What to work on:
Return the material word for word. Do not include pictures.

Material provided:
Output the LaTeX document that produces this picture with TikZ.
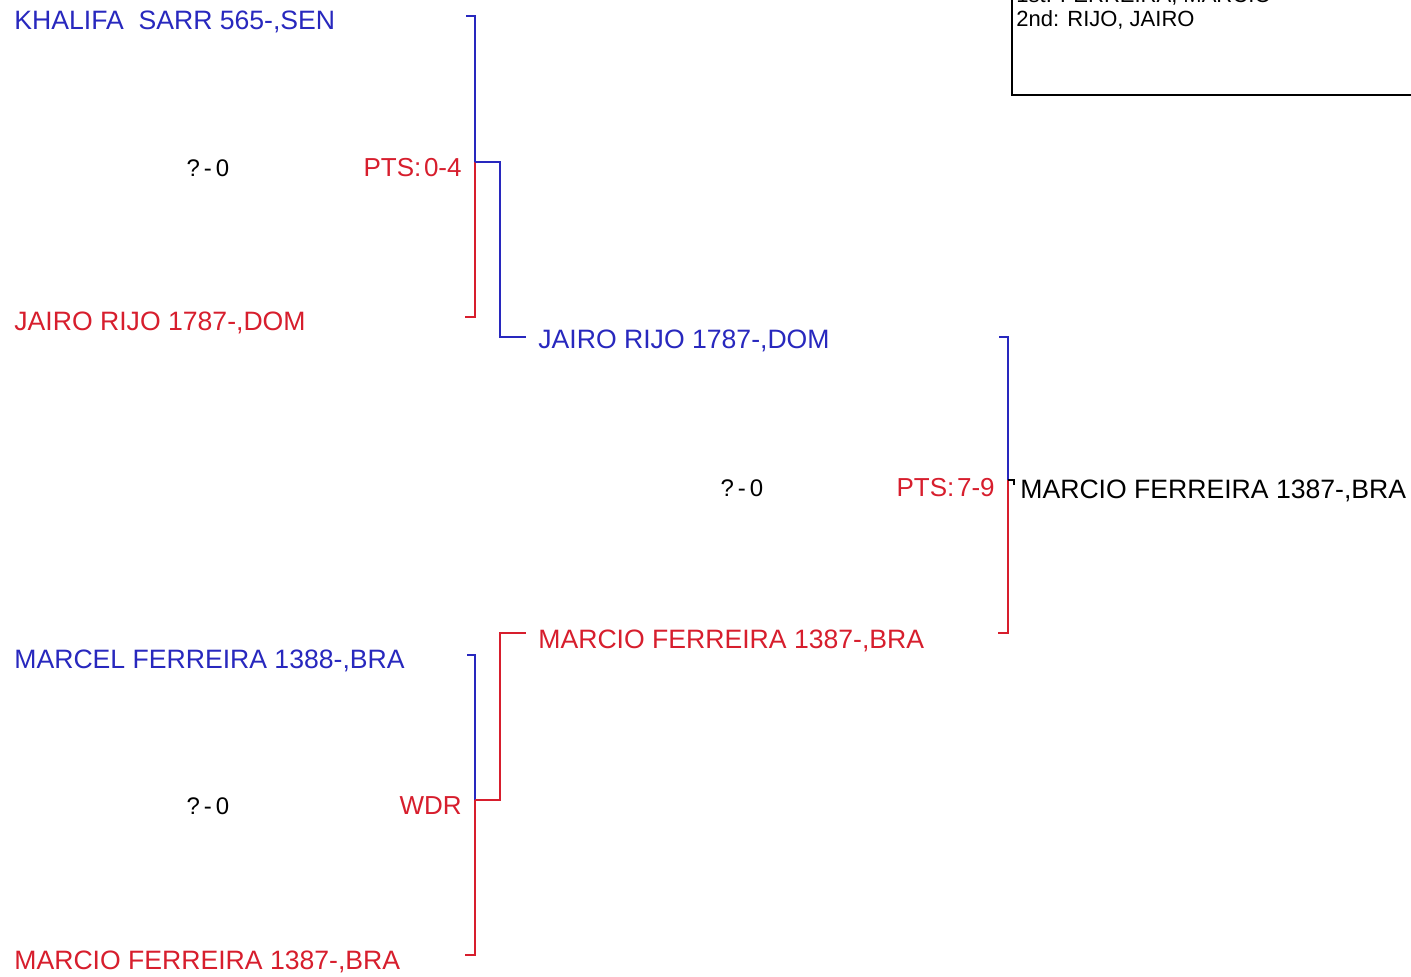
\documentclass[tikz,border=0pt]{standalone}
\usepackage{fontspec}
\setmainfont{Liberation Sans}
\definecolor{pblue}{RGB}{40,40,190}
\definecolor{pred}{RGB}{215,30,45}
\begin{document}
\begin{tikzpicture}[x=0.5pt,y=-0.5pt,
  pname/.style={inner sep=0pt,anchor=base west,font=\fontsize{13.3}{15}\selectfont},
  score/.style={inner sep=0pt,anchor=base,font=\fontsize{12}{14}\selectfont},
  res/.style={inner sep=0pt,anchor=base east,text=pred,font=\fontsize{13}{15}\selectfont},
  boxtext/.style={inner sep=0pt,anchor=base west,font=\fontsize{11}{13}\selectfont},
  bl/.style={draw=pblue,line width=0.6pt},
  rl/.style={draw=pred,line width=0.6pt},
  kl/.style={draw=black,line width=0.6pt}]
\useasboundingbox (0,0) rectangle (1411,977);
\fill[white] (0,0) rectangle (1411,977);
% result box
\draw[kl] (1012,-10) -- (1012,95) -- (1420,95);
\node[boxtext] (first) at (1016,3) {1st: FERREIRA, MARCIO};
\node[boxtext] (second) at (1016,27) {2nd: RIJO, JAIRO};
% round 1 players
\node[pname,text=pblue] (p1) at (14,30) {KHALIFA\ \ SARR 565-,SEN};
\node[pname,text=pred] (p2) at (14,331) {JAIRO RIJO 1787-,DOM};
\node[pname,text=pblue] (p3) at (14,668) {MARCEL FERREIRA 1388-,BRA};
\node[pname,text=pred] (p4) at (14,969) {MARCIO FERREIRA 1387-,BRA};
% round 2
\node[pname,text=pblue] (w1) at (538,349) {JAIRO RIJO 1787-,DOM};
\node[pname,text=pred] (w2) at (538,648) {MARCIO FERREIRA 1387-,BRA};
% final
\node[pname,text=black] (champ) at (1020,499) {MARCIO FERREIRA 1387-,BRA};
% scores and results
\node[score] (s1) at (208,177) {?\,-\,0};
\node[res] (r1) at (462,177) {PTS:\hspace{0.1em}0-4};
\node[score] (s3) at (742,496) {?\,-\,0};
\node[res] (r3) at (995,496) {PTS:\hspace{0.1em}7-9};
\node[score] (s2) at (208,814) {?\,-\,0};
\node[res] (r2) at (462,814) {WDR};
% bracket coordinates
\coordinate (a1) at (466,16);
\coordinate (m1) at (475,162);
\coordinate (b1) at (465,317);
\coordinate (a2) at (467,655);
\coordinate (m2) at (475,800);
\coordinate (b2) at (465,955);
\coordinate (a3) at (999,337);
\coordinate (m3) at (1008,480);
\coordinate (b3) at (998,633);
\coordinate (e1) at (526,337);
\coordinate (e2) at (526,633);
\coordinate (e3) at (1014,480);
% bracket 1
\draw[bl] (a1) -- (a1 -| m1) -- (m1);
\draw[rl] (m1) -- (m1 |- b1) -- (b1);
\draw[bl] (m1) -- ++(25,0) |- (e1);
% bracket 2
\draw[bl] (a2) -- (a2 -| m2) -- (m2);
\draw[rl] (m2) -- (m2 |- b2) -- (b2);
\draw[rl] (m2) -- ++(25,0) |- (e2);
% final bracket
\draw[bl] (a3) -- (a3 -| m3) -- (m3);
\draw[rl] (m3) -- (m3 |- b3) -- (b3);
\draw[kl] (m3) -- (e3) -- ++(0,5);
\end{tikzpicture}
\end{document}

The result:
Output the LaTeX document that produces this picture with TikZ.
\documentclass[tikz,border=0pt]{standalone}
\usepackage{fontspec}
\setmainfont{Liberation Sans}
\definecolor{pblue}{RGB}{40,40,190}
\definecolor{pred}{RGB}{215,30,45}
\begin{document}
\begin{tikzpicture}[x=0.5pt,y=-0.5pt,
  pname/.style={inner sep=0pt,anchor=base west,font=\fontsize{13.3}{15}\selectfont},
  score/.style={inner sep=0pt,anchor=base,font=\fontsize{12}{14}\selectfont},
  res/.style={inner sep=0pt,anchor=base east,text=pred,font=\fontsize{13}{15}\selectfont},
  boxtext/.style={inner sep=0pt,anchor=base west,font=\fontsize{11}{13}\selectfont},
  bl/.style={draw=pblue,line width=0.6pt},
  rl/.style={draw=pred,line width=0.6pt},
  kl/.style={draw=black,line width=0.6pt}]
\useasboundingbox (0,0) rectangle (1411,977);
\fill[white] (0,0) rectangle (1411,977);
% result box
\draw[kl] (1012,-10) -- (1012,95) -- (1420,95);
\node[boxtext] (first) at (1016,3) {1st: FERREIRA, MARCIO};
\node[boxtext] (second) at (1016,27) {2nd: RIJO, JAIRO};
% round 1 players
\node[pname,text=pblue] (p1) at (14,30) {KHALIFA\ \ SARR 565-,SEN};
\node[pname,text=pred] (p2) at (14,331) {JAIRO RIJO 1787-,DOM};
\node[pname,text=pblue] (p3) at (14,668) {MARCEL FERREIRA 1388-,BRA};
\node[pname,text=pred] (p4) at (14,969) {MARCIO FERREIRA 1387-,BRA};
% round 2
\node[pname,text=pblue] (w1) at (538,349) {JAIRO RIJO 1787-,DOM};
\node[pname,text=pred] (w2) at (538,648) {MARCIO FERREIRA 1387-,BRA};
% final
\node[pname,text=black] (champ) at (1020,499) {MARCIO FERREIRA 1387-,BRA};
% scores and results
\node[score] (s1) at (208,177) {?\,-\,0};
\node[res] (r1) at (462,177) {PTS:\hspace{0.1em}0-4};
\node[score] (s3) at (742,496) {?\,-\,0};
\node[res] (r3) at (995,496) {PTS:\hspace{0.1em}7-9};
\node[score] (s2) at (208,814) {?\,-\,0};
\node[res] (r2) at (462,814) {WDR};
% bracket coordinates
\coordinate (a1) at (466,16);
\coordinate (m1) at (475,162);
\coordinate (b1) at (465,317);
\coordinate (a2) at (467,655);
\coordinate (m2) at (475,800);
\coordinate (b2) at (465,955);
\coordinate (a3) at (999,337);
\coordinate (m3) at (1008,480);
\coordinate (b3) at (998,633);
\coordinate (e1) at (526,337);
\coordinate (e2) at (526,633);
\coordinate (e3) at (1014,480);
% bracket 1
\draw[bl] (a1) -- (a1 -| m1) -- (m1);
\draw[rl] (m1) -- (m1 |- b1) -- (b1);
\draw[bl] (m1) -- ++(25,0) |- (e1);
% bracket 2
\draw[bl] (a2) -- (a2 -| m2) -- (m2);
\draw[rl] (m2) -- (m2 |- b2) -- (b2);
\draw[rl] (m2) -- ++(25,0) |- (e2);
% final bracket
\draw[bl] (a3) -- (a3 -| m3) -- (m3);
\draw[rl] (m3) -- (m3 |- b3) -- (b3);
\draw[kl] (m3) -- (e3) -- ++(0,5);
\end{tikzpicture}
\end{document}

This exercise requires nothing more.